START TRANSACTION; INSERT INTO flight (FlightID, RouteID, AircraftID) VALUES (834, 1061, 3469); SAVEPOINT flight1; INSERT INTO flightdep (FlightID, DepDay, DepTime) VALUES (834, 4, '16:00'); SAVEPOINT flight2; INSERT INTO flightclass (FlightID, ClassID, MaxSeats, BasePrice) VALUES (834, 'A', 20, 200); SAVEPOINT flight3;
ROLLBACK TO SAVEPOINT flight2;
Issuing a ROLLBACK TO SAVEPOINT command doesn’t commit or roll back the transaction. Conclude the transaction by rolling back all the remaining changes.
There are some important things to learn about savepoints:
- Multiple savepoints can be set per transaction, so long as they each have a unique identifier. Repeating an identifier overwrites previously set savepoints with the same identifier.
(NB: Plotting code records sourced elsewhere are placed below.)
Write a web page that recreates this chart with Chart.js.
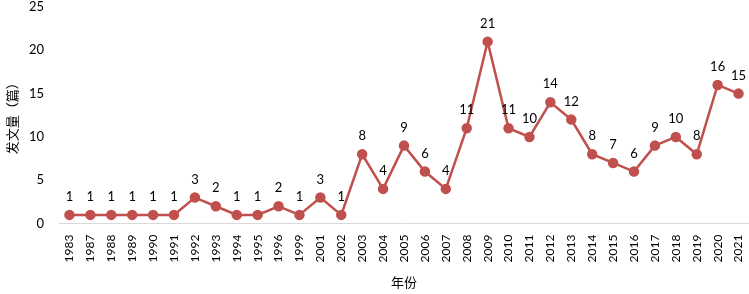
<!DOCTYPE html>
<html>
<head>
<meta charset="utf-8">
<script src="https://cdn.jsdelivr.net/npm/chart.js@4/dist/chart.umd.min.js"></script>
<style>
html,body{margin:0;padding:0;background:#fff;}
#wrap{width:749px;height:294px;position:relative;}
</style>
</head>
<body>
<div id="wrap"><canvas id="c" width="749" height="294"></canvas></div>
<script>
const years = ["1983","1987","1988","1989","1990","1991","1992","1993","1994","1995","1996","1999","2001","2002","2003","2004","2005","2006","2007","2008","2009","2010","2011","2012","2013","2014","2015","2016","2017","2018","2019","2020","2021"];
const counts = [1,1,1,1,1,1,3,2,1,1,2,1,3,1,8,4,9,6,4,11,21,11,10,14,12,8,7,6,9,10,8,16,15];
const yTicks = [0,5,10,15,20,25];
const xTitle = "年份";
const yTitle = "发文量（篇）";

const FONT = "Lato, 'Liberation Sans', sans-serif";
const CJK = "'Noto Sans CJK SC', sans-serif";

const labelPlugin = {
  id: 'pointLabels',
  afterDatasetsDraw(chart) {
    const ctx = chart.ctx;
    const meta = chart.getDatasetMeta(0);
    ctx.save();
    ctx.fillStyle = '#000';
    ctx.font = '13px ' + FONT;
    ctx.textAlign = 'center';
    ctx.textBaseline = 'middle';
    meta.data.forEach((pt, i) => {
      ctx.fillText(String(counts[i]), pt.x, pt.y - 18);
    });
    ctx.restore();
  }
};

new Chart(document.getElementById('c'), {
  type: 'line',
  data: {
    labels: years,
    datasets: [{
      data: counts,
      borderColor: '#C0504D',
      backgroundColor: '#C0504D',
      borderWidth: 2.5,
      pointRadius: 4,
      pointBackgroundColor: '#C0504D',
      pointBorderColor: '#C0504D',
      tension: 0
    }]
  },
  options: {
    responsive: false,
    animation: false,
    layout: { autoPadding: false, padding: { top: 0, right: 0, bottom: 4, left: 0 } },
    plugins: { legend: { display: false }, tooltip: { enabled: false } },
    scales: {
      x: {
        offset: true,
        afterFit(scale) { scale.paddingRight = 0; scale.paddingLeft = 0; },
        grid: { display: false, drawTicks: false },
        border: { display: true, color: '#d9d9d9', width: 1 },
        ticks: { minRotation: 90, maxRotation: 90, color: '#000', font: { size: 12, family: FONT }, padding: 11, autoSkip: false },
        title: { display: true, text: xTitle, color: '#000', font: { size: 13, family: CJK }, padding: { top: 1, bottom: 0 } }
      },
      y: {
        min: 0, max: 25,
        afterBuildTicks(scale) { scale.ticks = yTicks.map(v => ({ value: v })); },
        afterFit(scale) { scale.width = 59; scale.paddingTop = 7; scale.paddingBottom = 0; },
        grid: { display: false, drawTicks: false },
        border: { display: false },
        ticks: { color: '#000', font: { size: 13, family: FONT }, padding: 15 },
        title: { display: true, text: yTitle, color: '#000', font: { size: 13, family: CJK }, padding: { top: 4, bottom: 2 } }
      }
    }
  },
  plugins: [labelPlugin]
});
</script>
</body>
</html>
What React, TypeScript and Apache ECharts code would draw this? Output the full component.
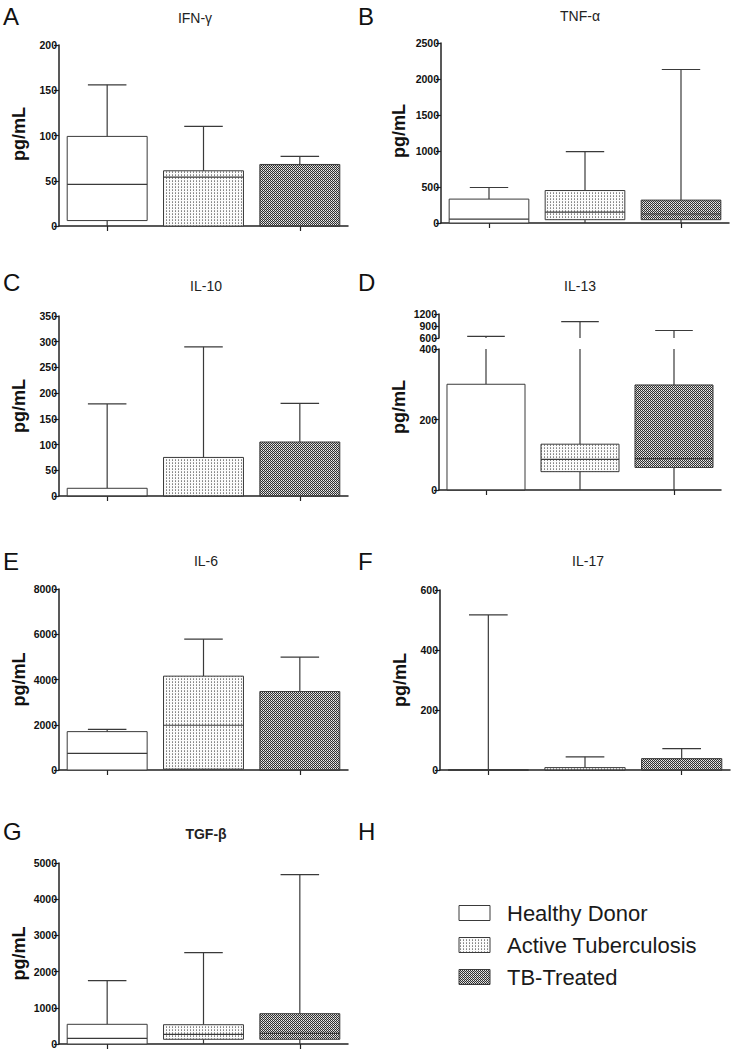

- Rolling back to a savepoint does not end the transaction. To end the transaction, use the COMMIT or ROLLBACK commands. However, rolling back to a specified savepoint deletes all savepoints set after that point. If the savepoint specified in the ROLLBACK TO SAVEPOINT command does not exist, MySQL will generate an error.
- A savepoint can be removed using the RELEASE SAVEPOINT command, which accepts a savepoint identifier and removes that savepoint from the stack. Note that this command does not perform an implicit COMMIT or ROLLBACK, so the transaction remains in progress until an explicit COMMIT or ROLLBACK is issued.